Corollary: When your code is in a good state, commit it. Small commits are good as long as each commit contains a coherent set of changes. You can always squash the commits later during code merge.
Why does it work for your teammate but not for you?
Do you have the same setup? Here is a checklist:
- Same environment?
- Same configs?
- Same branch? The right branch?
- Did you pull the latest code?
- Unstashed changes?
- Did you install dependencies recently?
- Did you clear your workspace cache or temp folder?
- Same version of node / nvm?
- Same version of yarn?
- Same code editor? Same version?
- How do you start your server?
- Same browser?
- Same device?
- Same URL?
While developing and debugging, remember this:
- Test frequently after making small changes.
- Keep a record of what you have tried.
- Re-trying the same thing won't give you a different result, if you adhere to Principle #2 .
When you think you have the fix:
Don't check in yet. First, confirm that it is really fixed and not a fluke. Run through your entire test plan multiple times. Do this:
- Remove the fix, confirm it's broken.
- Add the fix back, confirm it's fixed.
- Remove the fix, confirm it's still broken. (Yes, again. You may be surprised.)

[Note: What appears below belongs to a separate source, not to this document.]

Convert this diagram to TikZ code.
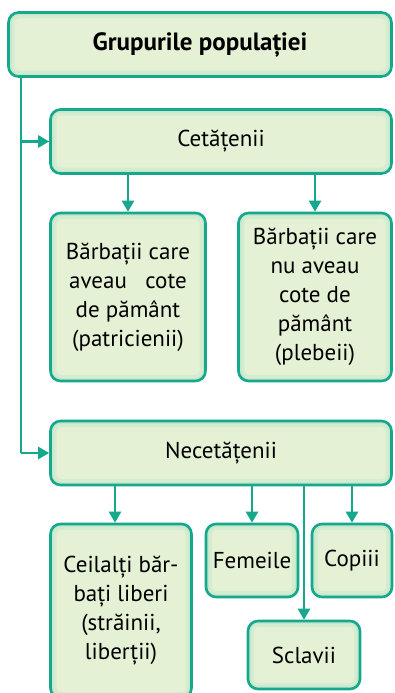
\documentclass[tikz,border=0pt]{standalone}
\usepackage{fontspec}
\setmainfont{PT Sans}
\usetikzlibrary{arrows.meta}
\definecolor{bordc}{HTML}{15A88C}
\definecolor{fillc}{HTML}{E4F1D5}
\definecolor{glowc}{HTML}{B8E4C8}
\begin{document}
\begin{tikzpicture}[x=1pt,y=-1pt,
  box/.style={draw=bordc, line width=2.6pt, fill=fillc, rounded corners=10pt,
    inner sep=0pt, align=center, font=\fontsize{23}{29}\selectfont,
    path picture={
      \draw[glowc, opacity=0.35, line width=12pt, rounded corners=10pt]
        (path picture bounding box.south west) rectangle (path picture bounding box.north east);
      \draw[glowc, opacity=0.5, line width=6pt, rounded corners=10pt]
        (path picture bounding box.south west) rectangle (path picture bounding box.north east);
    }},
  conn/.style={draw=bordc, line width=2.4pt},
  arr/.style={conn, -{Triangle[length=11pt,width=12pt]}}
]
\useasboundingbox (0,0) rectangle (394,693);
\node[box, minimum width=383pt, minimum height=64pt, font=\fontsize{25}{29}\selectfont\bfseries]
  (title) at (200,44.5) {Grupurile populației};
\node[box, minimum width=341pt, minimum height=64pt] (cet) at (221,141.5) {Cetățenii};
\node[box, minimum width=155pt, minimum height=168pt] (b1) at (128,297)
  {Bărbații care\\aveau\ \ \ cote\\de pământ\\(patricienii)};
\node[box, minimum width=153pt, minimum height=168pt] (b2) at (315,297)
  {Bărbații care\\nu aveau\\cote de\\pământ\\(plebeii)};
\node[box, minimum width=341pt, minimum height=64pt] (nec) at (221,453) {Necetățenii};
\node[box, minimum width=141pt, minimum height=174pt] (cei) at (121,611)
  {Ceilalți băr-\\bați liberi\\(străinii,\\liberții)};
\node[box, minimum width=92pt, minimum height=73pt] (fem) at (252,560.5) {Femeile};
\node[box, minimum width=80pt, minimum height=73pt] (cop) at (352,560.5) {Copiii};
\node[box, minimum width=112pt, minimum height=68pt] (scl) at (304,655) {Sclavii};
\coordinate (v) at (21,453);
\draw[conn] (title.south -| v) -- (v);
\draw[arr] (v |- cet.west) -- (cet.west);
\draw[arr] (v) -- (nec.west);
\draw[arr] (b1.north |- cet.south) -- (b1.north);
\draw[arr] (b2.north |- cet.south) -- (b2.north);
\draw[arr] ([xshift=-6pt]cei.north |- nec.south) -- ([xshift=-6pt]cei.north);
\draw[arr] (fem.north |- nec.south) -- (fem.north);
\draw[arr] (cop.north |- nec.south) -- (cop.north);
\draw[arr] (scl.north |- nec.south) -- (scl.north);
\end{tikzpicture}
\end{document}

- Add the fix back, confirm it's still fixed.
I have been at this as long as I can remember. I am still stuck.
Please stop and take a break. If that doesn't help, call it a day. Go to bed. Don't think about it. You will have a different perspective, more ideas, and perhaps a solution the next day.
Time to get help
Finally, after hours or days of interminable frustration, walk over to a teammate and debug together.
And as magical as it may sound, sometimes, the gremlins residing in your code may just decide to give you a break and everything starts to work suddenly, just for your walking over to someone. It does happen. I have been there.
I hope these tips will help you resolve issues more quickly, so you can move on to better things. Perhaps a critical feature no one has time to pick up. Perhaps an interesting side project. Perhaps help your teammates debug using these techniques. With the time saved, what you do is up to you.